Restate the data word for word and leave the images out.
◇ ◇ ◇ ◇
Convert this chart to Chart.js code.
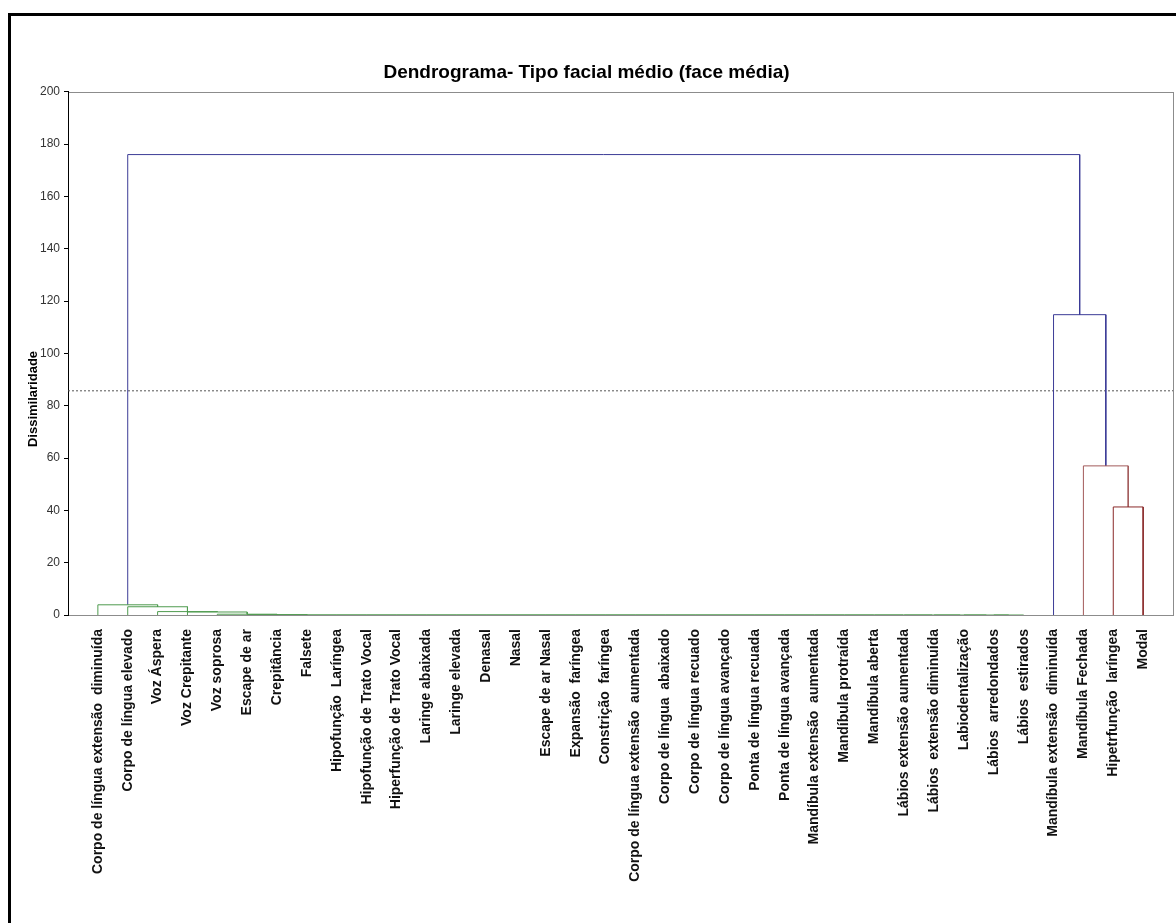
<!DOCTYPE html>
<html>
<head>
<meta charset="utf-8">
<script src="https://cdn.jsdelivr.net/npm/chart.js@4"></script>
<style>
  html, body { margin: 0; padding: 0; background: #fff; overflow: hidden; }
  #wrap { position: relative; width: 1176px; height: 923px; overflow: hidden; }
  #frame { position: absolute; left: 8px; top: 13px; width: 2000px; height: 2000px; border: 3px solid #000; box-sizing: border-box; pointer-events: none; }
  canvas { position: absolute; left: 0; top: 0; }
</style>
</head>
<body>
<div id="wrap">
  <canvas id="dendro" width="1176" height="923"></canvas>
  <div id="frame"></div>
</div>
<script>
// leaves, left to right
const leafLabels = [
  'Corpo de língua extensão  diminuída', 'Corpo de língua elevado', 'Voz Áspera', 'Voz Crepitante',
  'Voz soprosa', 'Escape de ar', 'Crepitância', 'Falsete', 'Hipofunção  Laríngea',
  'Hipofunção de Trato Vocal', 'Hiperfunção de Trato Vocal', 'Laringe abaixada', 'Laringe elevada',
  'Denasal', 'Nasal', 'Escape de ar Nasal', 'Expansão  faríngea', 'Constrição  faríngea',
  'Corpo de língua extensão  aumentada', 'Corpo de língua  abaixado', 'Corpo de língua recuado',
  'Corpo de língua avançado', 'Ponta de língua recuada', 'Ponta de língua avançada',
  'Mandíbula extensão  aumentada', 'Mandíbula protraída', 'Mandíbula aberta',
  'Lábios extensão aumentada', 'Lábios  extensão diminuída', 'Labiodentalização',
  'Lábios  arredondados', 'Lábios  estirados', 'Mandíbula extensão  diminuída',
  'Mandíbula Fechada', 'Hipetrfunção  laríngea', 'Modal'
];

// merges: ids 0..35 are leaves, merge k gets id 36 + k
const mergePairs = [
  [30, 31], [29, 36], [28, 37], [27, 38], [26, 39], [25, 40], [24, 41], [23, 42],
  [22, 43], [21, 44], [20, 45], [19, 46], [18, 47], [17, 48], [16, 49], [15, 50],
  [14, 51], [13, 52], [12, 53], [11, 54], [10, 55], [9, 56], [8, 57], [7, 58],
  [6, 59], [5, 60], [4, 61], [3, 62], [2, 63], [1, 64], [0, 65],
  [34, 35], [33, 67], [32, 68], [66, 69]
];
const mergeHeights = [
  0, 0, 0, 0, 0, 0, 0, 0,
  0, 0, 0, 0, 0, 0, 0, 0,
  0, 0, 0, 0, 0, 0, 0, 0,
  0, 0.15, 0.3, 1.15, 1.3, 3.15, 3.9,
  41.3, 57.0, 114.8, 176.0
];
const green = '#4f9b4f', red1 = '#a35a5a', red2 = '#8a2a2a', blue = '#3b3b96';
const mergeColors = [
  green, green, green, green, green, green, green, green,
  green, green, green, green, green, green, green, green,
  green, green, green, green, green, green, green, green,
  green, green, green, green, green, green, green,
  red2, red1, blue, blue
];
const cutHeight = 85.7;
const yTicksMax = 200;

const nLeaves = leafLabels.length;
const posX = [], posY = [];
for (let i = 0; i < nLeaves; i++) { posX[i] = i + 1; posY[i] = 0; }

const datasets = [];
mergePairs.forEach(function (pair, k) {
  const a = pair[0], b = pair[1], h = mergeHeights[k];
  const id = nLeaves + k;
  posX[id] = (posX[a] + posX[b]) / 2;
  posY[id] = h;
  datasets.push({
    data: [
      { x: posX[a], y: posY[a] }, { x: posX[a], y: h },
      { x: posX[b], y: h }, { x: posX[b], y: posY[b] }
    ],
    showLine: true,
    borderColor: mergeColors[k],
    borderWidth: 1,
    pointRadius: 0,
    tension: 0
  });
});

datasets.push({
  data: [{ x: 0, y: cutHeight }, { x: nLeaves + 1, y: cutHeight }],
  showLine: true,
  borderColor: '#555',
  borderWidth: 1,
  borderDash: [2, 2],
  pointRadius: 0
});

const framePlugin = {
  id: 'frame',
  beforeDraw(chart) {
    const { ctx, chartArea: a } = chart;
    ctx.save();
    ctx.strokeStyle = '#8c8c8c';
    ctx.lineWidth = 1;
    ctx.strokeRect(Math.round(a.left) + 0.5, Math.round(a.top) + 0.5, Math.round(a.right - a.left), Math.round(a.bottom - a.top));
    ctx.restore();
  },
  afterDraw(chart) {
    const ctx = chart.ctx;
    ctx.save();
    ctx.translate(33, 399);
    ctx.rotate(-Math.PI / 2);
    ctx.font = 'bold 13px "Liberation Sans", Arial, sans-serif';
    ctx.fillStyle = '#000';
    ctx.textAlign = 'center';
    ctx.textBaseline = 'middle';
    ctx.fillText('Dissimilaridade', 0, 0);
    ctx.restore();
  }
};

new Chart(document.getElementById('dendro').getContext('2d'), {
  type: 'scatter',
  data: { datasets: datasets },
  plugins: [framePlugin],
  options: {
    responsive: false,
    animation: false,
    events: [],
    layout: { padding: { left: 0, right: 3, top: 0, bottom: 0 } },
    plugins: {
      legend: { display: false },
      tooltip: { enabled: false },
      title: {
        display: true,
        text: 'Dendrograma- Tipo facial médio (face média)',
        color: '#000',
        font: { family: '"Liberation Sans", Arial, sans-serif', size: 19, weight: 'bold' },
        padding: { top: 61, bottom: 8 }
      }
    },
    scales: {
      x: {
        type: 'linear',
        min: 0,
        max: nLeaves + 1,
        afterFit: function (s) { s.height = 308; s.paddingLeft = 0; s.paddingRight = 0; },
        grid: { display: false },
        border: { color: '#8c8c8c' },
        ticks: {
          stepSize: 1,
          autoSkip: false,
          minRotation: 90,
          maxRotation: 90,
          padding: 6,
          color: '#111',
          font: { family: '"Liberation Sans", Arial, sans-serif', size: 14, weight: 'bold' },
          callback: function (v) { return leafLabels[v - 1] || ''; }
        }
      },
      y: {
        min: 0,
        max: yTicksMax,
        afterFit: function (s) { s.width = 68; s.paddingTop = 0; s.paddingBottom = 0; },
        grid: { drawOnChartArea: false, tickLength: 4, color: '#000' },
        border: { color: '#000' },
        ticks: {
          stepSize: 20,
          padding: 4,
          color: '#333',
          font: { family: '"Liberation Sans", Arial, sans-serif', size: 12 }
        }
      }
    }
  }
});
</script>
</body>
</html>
◇ ◇ ◇ ◇
(Solved problem)
Convert this chart to Chart.js code.
<!DOCTYPE html>
<html>
<head>
<meta charset="utf-8">
<script src="https://cdn.jsdelivr.net/npm/chart.js@4"></script>
<style>
  html, body { margin: 0; padding: 0; background: #fff; overflow: hidden; }
  #wrap { position: relative; width: 1176px; height: 923px; overflow: hidden; }
  #frame { position: absolute; left: 8px; top: 13px; width: 2000px; height: 2000px; border: 3px solid #000; box-sizing: border-box; pointer-events: none; }
  canvas { position: absolute; left: 0; top: 0; }
</style>
</head>
<body>
<div id="wrap">
  <canvas id="dendro" width="1176" height="923"></canvas>
  <div id="frame"></div>
</div>
<script>
// leaves, left to right
const leafLabels = [
  'Corpo de língua extensão  diminuída', 'Corpo de língua elevado', 'Voz Áspera', 'Voz Crepitante',
  'Voz soprosa', 'Escape de ar', 'Crepitância', 'Falsete', 'Hipofunção  Laríngea',
  'Hipofunção de Trato Vocal', 'Hiperfunção de Trato Vocal', 'Laringe abaixada', 'Laringe elevada',
  'Denasal', 'Nasal', 'Escape de ar Nasal', 'Expansão  faríngea', 'Constrição  faríngea',
  'Corpo de língua extensão  aumentada', 'Corpo de língua  abaixado', 'Corpo de língua recuado',
  'Corpo de língua avançado', 'Ponta de língua recuada', 'Ponta de língua avançada',
  'Mandíbula extensão  aumentada', 'Mandíbula protraída', 'Mandíbula aberta',
  'Lábios extensão aumentada', 'Lábios  extensão diminuída', 'Labiodentalização',
  'Lábios  arredondados', 'Lábios  estirados', 'Mandíbula extensão  diminuída',
  'Mandíbula Fechada', 'Hipetrfunção  laríngea', 'Modal'
];

// merges: ids 0..35 are leaves, merge k gets id 36 + k
const mergePairs = [
  [30, 31], [29, 36], [28, 37], [27, 38], [26, 39], [25, 40], [24, 41], [23, 42],
  [22, 43], [21, 44], [20, 45], [19, 46], [18, 47], [17, 48], [16, 49], [15, 50],
  [14, 51], [13, 52], [12, 53], [11, 54], [10, 55], [9, 56], [8, 57], [7, 58],
  [6, 59], [5, 60], [4, 61], [3, 62], [2, 63], [1, 64], [0, 65],
  [34, 35], [33, 67], [32, 68], [66, 69]
];
const mergeHeights = [
  0, 0, 0, 0, 0, 0, 0, 0,
  0, 0, 0, 0, 0, 0, 0, 0,
  0, 0, 0, 0, 0, 0, 0, 0,
  0, 0.15, 0.3, 1.15, 1.3, 3.15, 3.9,
  41.3, 57.0, 114.8, 176.0
];
const green = '#4f9b4f', red1 = '#a35a5a', red2 = '#8a2a2a', blue = '#3b3b96';
const mergeColors = [
  green, green, green, green, green, green, green, green,
  green, green, green, green, green, green, green, green,
  green, green, green, green, green, green, green, green,
  green, green, green, green, green, green, green,
  red2, red1, blue, blue
];
const cutHeight = 85.7;
const yTicksMax = 200;

const nLeaves = leafLabels.length;
const posX = [], posY = [];
for (let i = 0; i < nLeaves; i++) { posX[i] = i + 1; posY[i] = 0; }

const datasets = [];
mergePairs.forEach(function (pair, k) {
  const a = pair[0], b = pair[1], h = mergeHeights[k];
  const id = nLeaves + k;
  posX[id] = (posX[a] + posX[b]) / 2;
  posY[id] = h;
  datasets.push({
    data: [
      { x: posX[a], y: posY[a] }, { x: posX[a], y: h },
      { x: posX[b], y: h }, { x: posX[b], y: posY[b] }
    ],
    showLine: true,
    borderColor: mergeColors[k],
    borderWidth: 1,
    pointRadius: 0,
    tension: 0
  });
});

datasets.push({
  data: [{ x: 0, y: cutHeight }, { x: nLeaves + 1, y: cutHeight }],
  showLine: true,
  borderColor: '#555',
  borderWidth: 1,
  borderDash: [2, 2],
  pointRadius: 0
});

const framePlugin = {
  id: 'frame',
  beforeDraw(chart) {
    const { ctx, chartArea: a } = chart;
    ctx.save();
    ctx.strokeStyle = '#8c8c8c';
    ctx.lineWidth = 1;
    ctx.strokeRect(Math.round(a.left) + 0.5, Math.round(a.top) + 0.5, Math.round(a.right - a.left), Math.round(a.bottom - a.top));
    ctx.restore();
  },
  afterDraw(chart) {
    const ctx = chart.ctx;
    ctx.save();
    ctx.translate(33, 399);
    ctx.rotate(-Math.PI / 2);
    ctx.font = 'bold 13px "Liberation Sans", Arial, sans-serif';
    ctx.fillStyle = '#000';
    ctx.textAlign = 'center';
    ctx.textBaseline = 'middle';
    ctx.fillText('Dissimilaridade', 0, 0);
    ctx.restore();
  }
};

new Chart(document.getElementById('dendro').getContext('2d'), {
  type: 'scatter',
  data: { datasets: datasets },
  plugins: [framePlugin],
  options: {
    responsive: false,
    animation: false,
    events: [],
    layout: { padding: { left: 0, right: 3, top: 0, bottom: 0 } },
    plugins: {
      legend: { display: false },
      tooltip: { enabled: false },
      title: {
        display: true,
        text: 'Dendrograma- Tipo facial médio (face média)',
        color: '#000',
        font: { family: '"Liberation Sans", Arial, sans-serif', size: 19, weight: 'bold' },
        padding: { top: 61, bottom: 8 }
      }
    },
    scales: {
      x: {
        type: 'linear',
        min: 0,
        max: nLeaves + 1,
        afterFit: function (s) { s.height = 308; s.paddingLeft = 0; s.paddingRight = 0; },
        grid: { display: false },
        border: { color: '#8c8c8c' },
        ticks: {
          stepSize: 1,
          autoSkip: false,
          minRotation: 90,
          maxRotation: 90,
          padding: 6,
          color: '#111',
          font: { family: '"Liberation Sans", Arial, sans-serif', size: 14, weight: 'bold' },
          callback: function (v) { return leafLabels[v - 1] || ''; }
        }
      },
      y: {
        min: 0,
        max: yTicksMax,
        afterFit: function (s) { s.width = 68; s.paddingTop = 0; s.paddingBottom = 0; },
        grid: { drawOnChartArea: false, tickLength: 4, color: '#000' },
        border: { color: '#000' },
        ticks: {
          stepSize: 20,
          padding: 4,
          color: '#333',
          font: { family: '"Liberation Sans", Arial, sans-serif', size: 12 }
        }
      }
    }
  }
});
</script>
</body>
</html>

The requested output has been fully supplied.